The Ross Ice Shelf in Antarctica is the largest ice shelf in the world, but an international team of scientists recently discovered that it might not be for much longer. Part of the shelf, approximately the size of France, is melting 10 times faster than usual, according to the University of Cambridge.
While scientists have been been wary of the effects of warm deep ocean water on ice shelves, the study highlighted the effects of surface ocean water, heated by the sun, on these natural structures.
"The stability of ice shelves is generally thought to be related to their exposure to warm deep ocean water, but we've found that solar heated surface water also plays a crucial role in melting ice shelves," study co-author Craig Stewart from New Zealand's National Institute of Water and Atmospheric Research (NIWA) said.
NASA's Operation IceBridge photographs the landscape after a successful survey of sea ice in the Ross Sea.

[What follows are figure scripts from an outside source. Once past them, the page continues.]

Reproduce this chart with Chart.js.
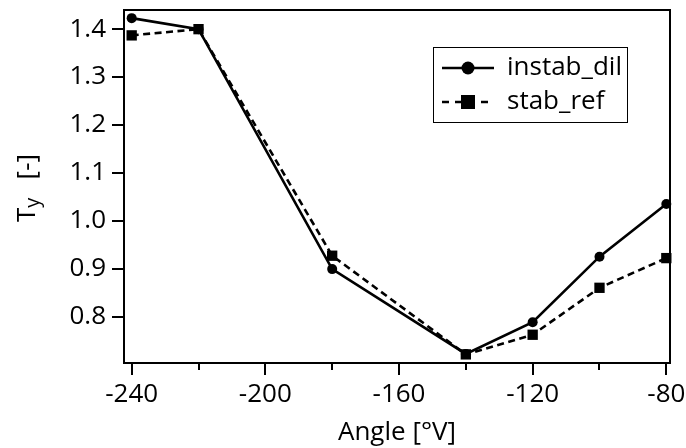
<!DOCTYPE html>
<html>
<head>
<meta charset="utf-8">
<script src="https://cdn.jsdelivr.net/npm/chart.js@4.4.1/dist/chart.umd.min.js"></script>
<style>
  html, body { margin: 0; padding: 0; background: #fff; }
</style>
</head>
<body>
<canvas id="chart" width="686" height="448"></canvas>
<script>
// data
const angles = [-240, -220, -180, -140, -120, -100, -80];
const instabDil = [1.423, 1.400, 0.899, 0.722, 0.788, 0.925, 1.035];
const stabRef = [1.387, 1.400, 0.927, 0.721, 0.762, 0.860, 0.922];
const seriesNames = ['instab_dil', 'stab_ref'];

const xMajorTicks = [-240, -200, -160, -120, -80];
const xMinorTicks = [-220, -180, -140, -100];
const yTicks = [0.8, 0.9, 1.0, 1.1, 1.2, 1.3, 1.4];

const FONT = '"Open Sans", sans-serif';
const FS = 26;

const toPoints = (ys) => angles.map((a, i) => ({ x: a, y: ys[i] }));

// frame, minor ticks, y title with subscript, boxed legend
const extras = {
  id: 'extras',
  afterDraw(chart) {
    const ctx = chart.ctx;
    const area = chart.chartArea;
    const xs = chart.scales.x;

    ctx.save();
    ctx.strokeStyle = '#000';
    ctx.lineWidth = 2;
    ctx.strokeRect(area.left, area.top, area.right - area.left, area.bottom - area.top);

    // minor x ticks
    ctx.beginPath();
    xMinorTicks.forEach(v => {
      const px = Math.round(xs.getPixelForValue(v));
      ctx.moveTo(px, area.bottom);
      ctx.lineTo(px, area.bottom + 7);
    });
    ctx.stroke();

    // y axis title: T_y [-], reading bottom to top
    ctx.fillStyle = '#000';
    ctx.translate(35, 0);
    ctx.rotate(-Math.PI / 2);
    ctx.textBaseline = 'alphabetic';
    ctx.textAlign = 'left';
    ctx.font = FS + 'px ' + FONT;
    ctx.fillText('T', -222, 0);
    const wT = ctx.measureText('T').width;
    ctx.font = '20px ' + FONT;
    ctx.fillText('y', -222 + wT, 4);
    ctx.font = FS + 'px ' + FONT;
    ctx.textAlign = 'right';
    ctx.fillText('[-]', -154, 0);
    ctx.restore();

    // legend box
    ctx.save();
    const box = { x: 433, y: 47, w: 194, h: 75 };
    ctx.fillStyle = '#fff';
    ctx.fillRect(box.x, box.y, box.w, box.h);
    ctx.strokeStyle = '#000';
    ctx.lineWidth = 1;
    ctx.strokeRect(box.x + 0.5, box.y + 0.5, box.w, box.h);
    ctx.font = FS + 'px ' + FONT;
    ctx.textBaseline = 'middle';
    ctx.fillStyle = '#000';
    chart.data.datasets.forEach((ds, i) => {
      const cy = 68 + i * 34;
      ctx.strokeStyle = '#000';
      ctx.lineWidth = 2.6;
      ctx.setLineDash(ds.borderDash ? [7, 6] : []);
      ctx.beginPath();
      ctx.moveTo(442, cy);
      ctx.lineTo(494, cy);
      ctx.stroke();
      ctx.setLineDash([]);
      ctx.beginPath();
      if (ds.pointStyle === 'circle') {
        ctx.arc(468, cy, 6.5, 0, Math.PI * 2);
        ctx.fill();
      } else {
        ctx.fillRect(461, cy - 7, 14, 14);
      }
      ctx.fillText(ds.label, 507, cy);
    });
    ctx.restore();
  }
};

new Chart(document.getElementById('chart'), {
  type: 'line',
  data: {
    datasets: [
      {
        label: seriesNames[0],
        data: toPoints(instabDil),
        borderColor: '#000',
        backgroundColor: '#000',
        borderWidth: 2.6,
        pointStyle: 'circle',
        pointRadius: 5,
        pointBorderWidth: 0,
        tension: 0,
        clip: false
      },
      {
        label: seriesNames[1],
        data: toPoints(stabRef),
        borderColor: '#000',
        backgroundColor: '#000',
        borderWidth: 2.6,
        borderDash: [7, 4.5],
        pointStyle: 'rect',
        pointRadius: 7.3,
        pointBorderWidth: 0,
        tension: 0,
        clip: false
      }
    ]
  },
  options: {
    responsive: false,
    animation: false,
    devicePixelRatio: 1,
    layout: { padding: { top: 10, right: 16, left: 0, bottom: 0 } },
    plugins: { legend: { display: false }, tooltip: { enabled: false } },
    scales: {
      x: {
        type: 'linear',
        min: -242.3,
        max: -78.9,
        afterBuildTicks: (s) => { s.ticks = xMajorTicks.map(v => ({ value: v })); },
        afterFit: (s) => { s.height = 85; s.paddingLeft = 0; s.paddingRight = 0; },
        border: { display: false },
        grid: { drawOnChartArea: false, drawTicks: true, tickLength: 12, color: '#000', lineWidth: 2 },
        ticks: { color: '#000', font: { family: FONT, size: FS }, padding: 4, maxRotation: 0, autoSkip: false },
        title: { display: true, text: 'Angle [°V]', color: '#000', font: { family: FONT, size: FS }, padding: { top: 0, bottom: 0 } }
      },
      y: {
        min: 0.703,
        max: 1.44,
        afterBuildTicks: (s) => { s.ticks = yTicks.map(v => ({ value: v })); },
        afterFit: (s) => { s.width = 124; s.paddingTop = 0; s.paddingBottom = 0; },
        border: { display: false },
        grid: { drawOnChartArea: false, drawTicks: true, tickLength: 12, color: '#000', lineWidth: 2 },
        ticks: { color: '#000', font: { family: FONT, size: FS }, padding: 6, callback: (v) => Number(v).toFixed(1) }
      }
    }
  },
  plugins: [extras]
});
</script>
</body>
</html>
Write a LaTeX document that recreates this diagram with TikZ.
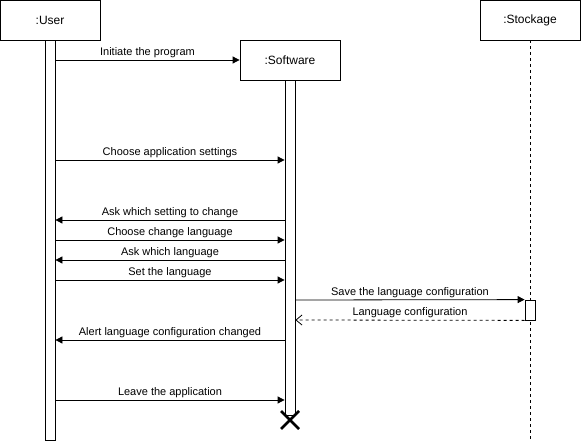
\documentclass[tikz,border=0pt]{standalone}
\usepackage{fontspec}
\setmainfont{Liberation Sans}
\usetikzlibrary{arrows.meta}
\begin{document}
\begin{tikzpicture}[x=1pt,y=-1pt,
  obj/.style={draw,line width=0.8pt,fill=white,minimum width=100pt,minimum height=40pt,inner sep=0pt,font=\fontsize{12}{14}\selectfont},
  bar/.style={draw,line width=0.8pt,fill=white,minimum width=10pt,inner sep=0pt},
  msg/.style={line width=0.8pt,-{Triangle[length=7pt,width=7pt]}},
  ret/.style={line width=0.8pt,dash pattern=on 3pt off 3pt,-{Straight Barb[length=6pt,width=10pt]}},
  lbl/.style={font=\fontsize{11}{13}\selectfont,inner sep=1pt,above=1pt}]
\useasboundingbox (0,0) rectangle (581,441);
% lifelines / bars
\node[bar,minimum height=400pt] (ub) at (50,240) {};
\node[obj] (user) at (50,20) {:User};
\draw[line width=0.8pt,dash pattern=on 3pt off 3pt] (530,40) coordinate (sl0) -- (530,440) coordinate (sl1);
\node[obj] (stock) at (530,20) {:Stockage};
\node[bar,minimum height=335pt] (sb) at (290,247.5) {};
\node[obj] (soft) at (290,60) {:Software};
\node[bar,minimum height=20pt] (kb) at (530,310) {};
% destroy
\coordinate (x) at (290,420);
\draw[line width=2.5pt] ([shift={(-9,-9)}]x) -- ([shift={(9,9)}]x) ([shift={(-9,9)}]x) -- ([shift={(9,-9)}]x);
% messages
\draw[msg] (ub.east |- 0,60) -- node[lbl]{Initiate the program} (soft.west);
\draw[msg] (ub.east |- 0,160) -- node[lbl]{Choose application settings} (sb.west |- 0,160);
\draw[msg] (sb.west |- 0,220) -- node[lbl]{Ask which setting to change} (ub.east |- 0,220);
\draw[msg] (ub.east |- 0,240) -- node[lbl]{Choose change language} (sb.west |- 0,240);
\draw[msg] (sb.west |- 0,260) -- node[lbl]{Ask which language} (ub.east |- 0,260);
\draw[msg] (ub.east |- 0,280) -- node[lbl]{Set the language} (sb.west |- 0,280);
\draw[msg] (sb.east |- 0,300) -- node[lbl]{Save the language configuration} (kb.north west);
\draw[ret] (kb.south west) -- node[lbl]{Language configuration} (sb.east |- 0,320);
\draw[msg] (sb.west |- 0,340) -- node[lbl]{Alert language configuration changed} (ub.east |- 0,340);
\draw[msg] (ub.east |- 0,400) -- node[lbl]{Leave the application} (sb.west |- 0,400);
\end{tikzpicture}
\end{document}
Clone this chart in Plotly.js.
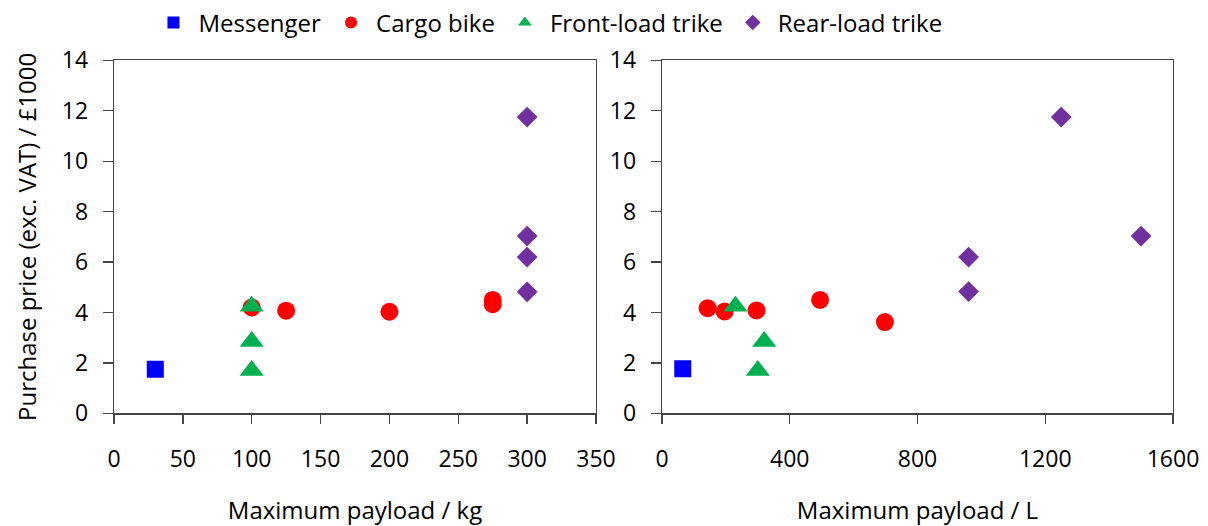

Ice shelves — formed by glaciers and ice sheets floating on the ocean’s surface, while still attached to land — are important for the surrounding environment as they can keep glaciers in place and slow the melting process. These glaciers “feed” the ice shelves, acting as building blocks that link together to create and add to the large mass.
"Previous studies have shown that when ice shelves collapse, the feeding glaciers can speed up by a factor or two or three," co-author Dr. Poul Christoffersen from Cambridge's Scott Polar Research Institute said.
Though the impact of warming surface water on ice shelves is a new discovery for scientists, the thawing of the world’s glaciers due to global warming has been a growing concern for much of the 21st century.
The emission of greenhouse gases, like carbon dioxide, nitrous oxide, and methane — caused by human activity — has largely contributed to the rise in the Earth’s surface temperature. The glaciers of the Garhwal Himalaya and Mount Kilimanjaro are just two of the areas most affected by climate change, with over 80% of the latter having liquified since 1912.
And while the Ross Ice Shelf continues to hold firm compared to others in Antarctica, the recent study does bring forth deeper concerns over rising sea levels. While smaller ice shelves are melting 100-200 times faster than larger ones, the bigger issue is the fact that the disintegration of larger ice shelves could cause sea levels to rise “several metres or more” in the future, according to the British Antarctic Survey.